> _Exercise instructions_
Go through the entries below and pick out every line with "this".

> _Entries shown_
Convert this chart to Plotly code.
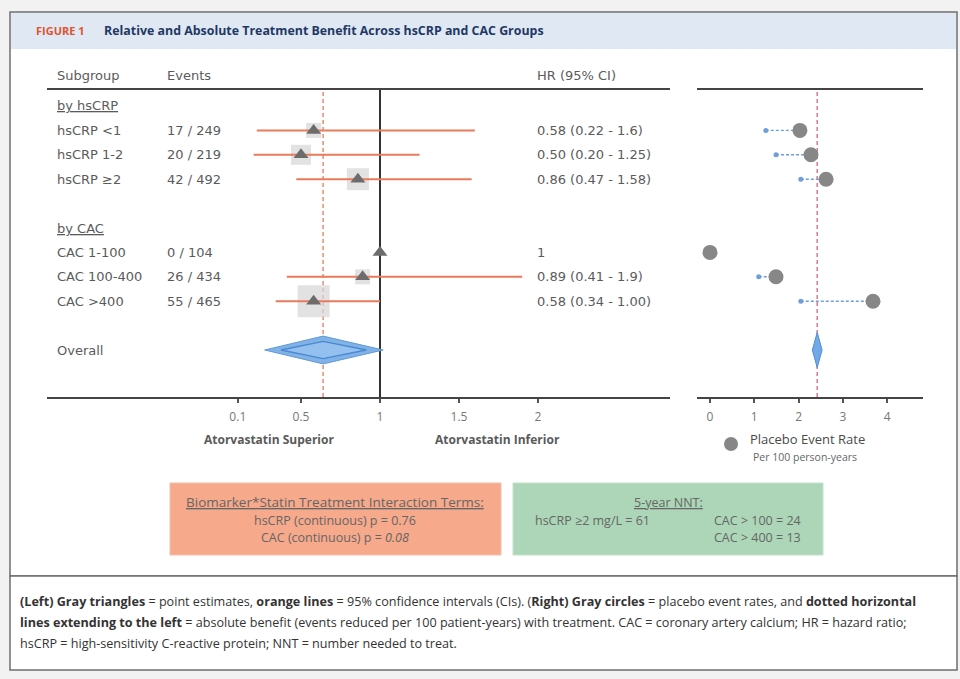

* * *

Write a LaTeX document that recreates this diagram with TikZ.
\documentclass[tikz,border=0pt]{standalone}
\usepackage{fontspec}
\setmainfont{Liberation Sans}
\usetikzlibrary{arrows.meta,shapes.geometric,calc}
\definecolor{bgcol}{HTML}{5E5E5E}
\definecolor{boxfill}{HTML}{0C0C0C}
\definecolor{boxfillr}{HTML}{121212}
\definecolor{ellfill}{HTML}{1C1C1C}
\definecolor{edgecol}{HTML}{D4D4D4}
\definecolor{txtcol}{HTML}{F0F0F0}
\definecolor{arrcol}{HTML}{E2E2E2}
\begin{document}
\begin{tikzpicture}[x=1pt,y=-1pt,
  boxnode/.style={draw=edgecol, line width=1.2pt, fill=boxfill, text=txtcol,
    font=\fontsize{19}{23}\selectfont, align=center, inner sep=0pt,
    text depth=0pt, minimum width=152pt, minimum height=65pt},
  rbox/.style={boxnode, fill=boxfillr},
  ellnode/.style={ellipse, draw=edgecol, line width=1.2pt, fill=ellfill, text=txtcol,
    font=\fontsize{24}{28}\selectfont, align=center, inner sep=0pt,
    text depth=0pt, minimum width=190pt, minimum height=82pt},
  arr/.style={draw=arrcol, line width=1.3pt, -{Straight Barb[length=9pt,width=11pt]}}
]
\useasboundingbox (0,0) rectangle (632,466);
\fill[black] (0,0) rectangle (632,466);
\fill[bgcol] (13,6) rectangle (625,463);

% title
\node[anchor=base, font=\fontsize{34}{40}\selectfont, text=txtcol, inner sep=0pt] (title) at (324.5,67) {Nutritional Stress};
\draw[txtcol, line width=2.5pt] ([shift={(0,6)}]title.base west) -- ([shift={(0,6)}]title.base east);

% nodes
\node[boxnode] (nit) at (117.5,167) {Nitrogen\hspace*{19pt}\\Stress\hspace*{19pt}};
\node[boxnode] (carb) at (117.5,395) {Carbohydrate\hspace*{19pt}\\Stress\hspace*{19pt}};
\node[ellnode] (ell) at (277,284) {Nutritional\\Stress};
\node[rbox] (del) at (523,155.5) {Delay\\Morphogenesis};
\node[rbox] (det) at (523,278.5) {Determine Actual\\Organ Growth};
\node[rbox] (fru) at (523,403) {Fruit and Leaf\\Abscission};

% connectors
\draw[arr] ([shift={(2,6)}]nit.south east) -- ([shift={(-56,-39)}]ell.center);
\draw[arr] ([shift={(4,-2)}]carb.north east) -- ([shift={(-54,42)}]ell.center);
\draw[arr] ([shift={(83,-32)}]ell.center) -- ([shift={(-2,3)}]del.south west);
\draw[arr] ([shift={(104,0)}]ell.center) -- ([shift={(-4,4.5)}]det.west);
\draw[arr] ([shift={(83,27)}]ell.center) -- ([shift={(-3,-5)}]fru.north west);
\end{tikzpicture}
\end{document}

> _Result_
Convert this chart to Plotly code.
Write a LaTeX document that recreates this diagram with TikZ.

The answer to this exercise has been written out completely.